If allegations of human rights abuses and blatant bribery can’t compel the 2022 Qatar World Cup to be moved, something else is finally getting FIFA’s attention.
The power of money.
Just when FIFA thought it has successfully muted the calls to remove the World Cup from the Middle East emirate, a new threat has emerged. The powerful European Club Association (ECA) over the weekend has indicated that it will demand that the World Cup be staged in April and May – if it’s still held in Qatar.
In recent months, FIFA has successfully obfuscated the issues of Qatar’s viability as host to be merely one about the weather. The tournament is normally held in June and July, but the summer temperatures in the Gulf state often hit 120 degrees Fahrenheit, making it unsafe for players and spectators alike.
FIFA president Sepp Blatter has floated the idea of holding the 2022 World Cup in November and December, but that proposal has met with fierce opposition from broadcasting rights holders, particularly Fox, which is paying FIFA $425 million to televise the 2018 and 2022 World Cups in the U.S. Fox does not want the event to conflict with its more valuable property – NFL football, whose regular season runs from September to December.
Europe’s powerful club teams also voiced their displeasure, as a move to the winter would completely disrupt the European domestic leagues. FIFA was forced to change its tune, suggesting a switch to February would be more feasible, though that is now being opposed by the International Olympic Committee, which will be staging its own Winter Games that month.
“Mr. Blatter had flown to Qatar straight after the World Cup (in Brazil) so he was there in July and I think he just realized how unbelievably hot it is,” Greg Dyke, chairman of England’s Football Association, told BBC Radio last week. “His view is that we can’t possibly hold it in the summer.
“There seems to be some going back on that now, that we could hold it in the summer after all. But I just don’t think it’s possible and I don’t think he thinks it’s possible”
Now Europe’s most influential clubs are making clear what their preferences are, and FIFA will have to play ball with them.

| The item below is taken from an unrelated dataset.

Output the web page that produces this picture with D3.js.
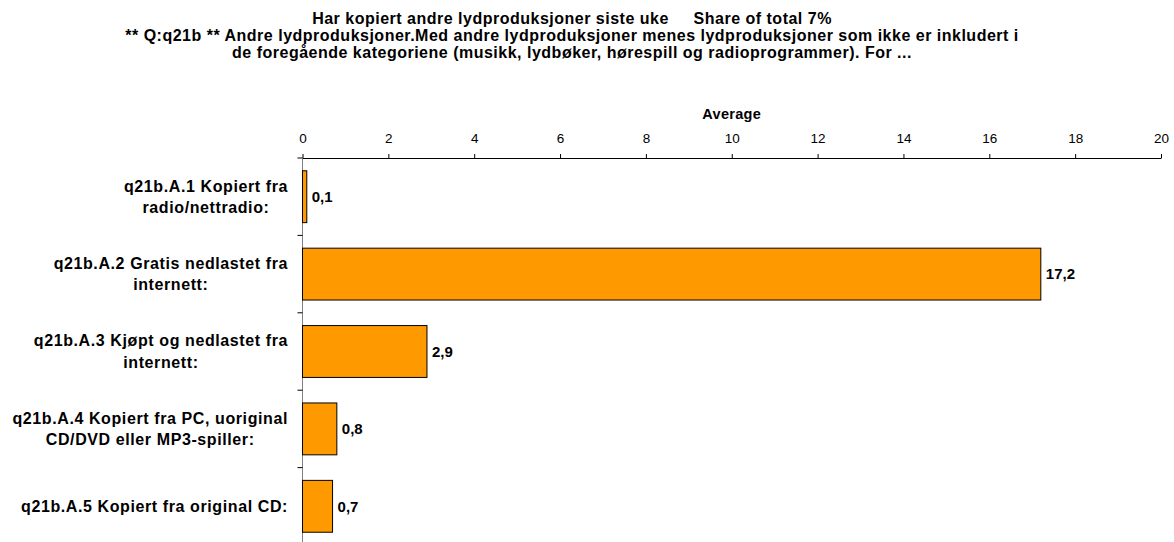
<!DOCTYPE html>
<html><head><meta charset="utf-8">
<script src="https://cdn.jsdelivr.net/npm/d3@7"></script>
<style>body{margin:0;background:#fff}text{font-family:"Liberation Sans",Arial,sans-serif}</style>
</head><body>
<svg id="c" width="1174" height="542"></svg>
<script>
const titleLines = [
  "Har kopiert andre lydproduksjoner siste uke     Share of total 7%",
  "** Q:q21b ** Andre lydproduksjoner.Med andre lydproduksjoner menes lydproduksjoner som ikke er inkludert i",
  "de foregående kategoriene (musikk, lydbøker, hørespill og radioprogrammer). For ..."
];
const categories = [
  ["q21b.A.1 Kopiert fra", "radio/nettradio:"],
  ["q21b.A.2 Gratis nedlastet fra", "internett:"],
  ["q21b.A.3 Kjøpt og nedlastet fra", "internett:"],
  ["q21b.A.4 Kopiert fra PC, uoriginal", "CD/DVD eller MP3-spiller:"],
  ["q21b.A.5 Kopiert fra original CD:"]
];
const values = [0.1, 17.2, 2.9, 0.8, 0.7];
const valueLabels = ["0,1", "17,2", "2,9", "0,8", "0,7"];
const tickValues = [0, 2, 4, 6, 8, 10, 12, 14, 16, 18, 20];
const axisTitle = "Average";

const svg = d3.select("#c");
const x = d3.scaleLinear().domain([0, 20]).range([302.5, 1161]);
const y = d3.scaleBand().domain(d3.range(categories.length)).range([158, 545]).paddingInner(0.33).paddingOuter(0.165);
const step = y.step();

// title
svg.append("g").selectAll("text").data(titleLines).join("text")
  .attr("x", 572).attr("y", (d, i) => 23.5 + i * 17)
  .attr("text-anchor", "middle").attr("font-size", 16).attr("font-weight", "bold")
  .attr("letter-spacing", 0.5)
  .style("white-space", "pre").text(d => d);

// axis title
svg.append("text").attr("x", (x(0) + x(20)) / 2).attr("y", 119)
  .attr("text-anchor", "middle").attr("font-size", 14.5).attr("font-weight", "bold")
  .attr("letter-spacing", 0.3).text(axisTitle);

// top axis
const ax = svg.append("g").attr("transform", "translate(0,158)")
  .call(d3.axisTop(x).tickValues(tickValues).tickSize(4).tickSizeOuter(0).tickFormat(d => d));
ax.select(".domain").attr("stroke", "#000");
ax.selectAll(".tick line").attr("stroke", "#000");
ax.selectAll(".tick text").attr("font-size", 13.5).attr("font-family", "Liberation Sans, Arial, sans-serif")
  .attr("y", -15).attr("dy", 0).attr("fill", "#000");

// left axis line + ticks at band boundaries
svg.append("line").attr("x1", x(0)).attr("x2", x(0)).attr("y1", 158).attr("y2", 545).attr("stroke", "#808080");
svg.append("g").selectAll("line").data(d3.range(categories.length + 1)).join("line")
  .attr("x1", x(0) - 5).attr("x2", x(0)).attr("y1", i => 158 + i * step).attr("y2", i => 158 + i * step)
  .attr("stroke", "#000");

// bars
svg.append("g").selectAll("rect").data(values).join("rect")
  .attr("x", x(0)).attr("y", (d, i) => y(i)).attr("width", d => x(d) - x(0)).attr("height", y.bandwidth())
  .attr("fill", "#FF9900").attr("stroke", "#000").attr("stroke-width", 1);

// value labels
svg.append("g").selectAll("text").data(values).join("text")
  .attr("x", d => x(d) + 5).attr("y", (d, i) => y(i) + y.bandwidth() / 2).attr("dy", "0.35em")
  .attr("font-size", 15).attr("font-weight", "bold").text((d, i) => valueLabels[i]);

// category labels
const lg = svg.append("g");
categories.forEach((lines, i) => {
  const cy = y(i) + y.bandwidth() / 2;
  const lh = 21.5;
  const g = lg.append("g");
  const ts = g.selectAll("text").data(lines).join("text")
    .attr("y", (d, j) => cy + (j - (lines.length - 1) / 2) * lh).attr("dy", "0.35em")
    .attr("font-size", 16).attr("font-weight", "bold").attr("letter-spacing", 0.6)
    .attr("text-anchor", "middle").text(d => d);
  let w = 0; ts.each(function() { w = Math.max(w, this.getComputedTextLength()); });
  ts.attr("x", 288 - w / 2);
});
</script>
</body></html>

The ECA was originally founded in 2008 by 16 of the richest clubs in the world. Among its ranks are such titans as England’s Manchester United, Germany’s Bayern Munich, and Spain’s Real Madrid and FC Barcelona. The association has now grown to include 214 clubs from across Europe.

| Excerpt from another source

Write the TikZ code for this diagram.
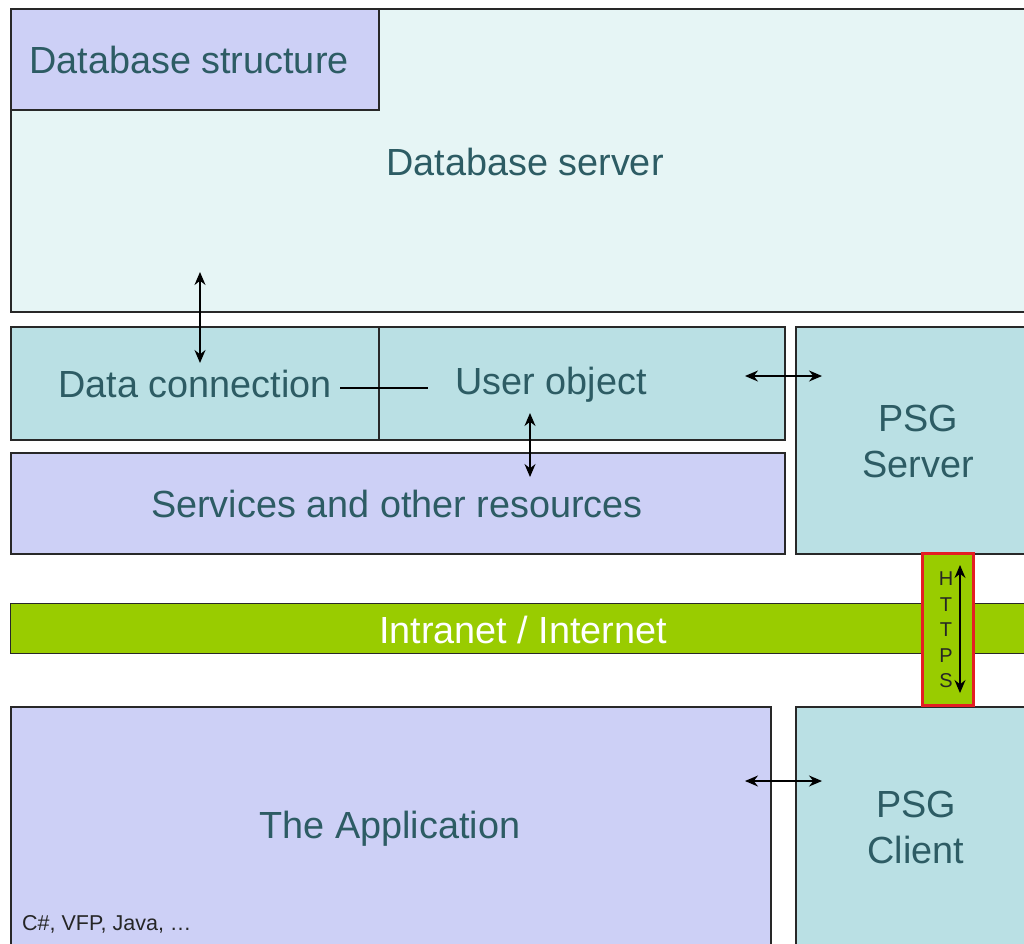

During the 2014 World Cup in Brazil, European clubs supplied more than 75 percent of the players and nearly all members of the teams that advanced past the quarterfinals. Most of the top players in the world are contracted and paid by the elite European club teams.
The ECA will present its formal proposal at a FIFA Task Force meeting on Nov. 3. The task force will then recommend a preferred a timetable to FIFA’s executive committee in the spring of 2015. FIFA is supposed to announce all decisions concerning the Qatar World Cup at that time, in a transparent attempt to stall for more time.
FIFA has been under siege since the selection of Qatar as host in December 2010. Numerous reports have surfaced deploring the inhumane working and living conditions for the gulf state’s migrant laborers. And corruption in the Qatar vote has been so widely alleged that FIFA finally had to appoint an independent entity to investigate the process.
But after American lawyer Michael Garcia presented his formal findings to FIFA’s executive committee in September, it immediately shut down all efforts to make that report public.
To be sure, FIFA has successfully changed the subject on Qatar’s viability as host to a simple weather issue. Blatter is – gladly – willing to negotiate the timetable of the 2022 World Cup with his various moneyed constituents just as long as allegations of the governing body’s corrupt practices and other unmentionables concerning the host nation are kept under wraps.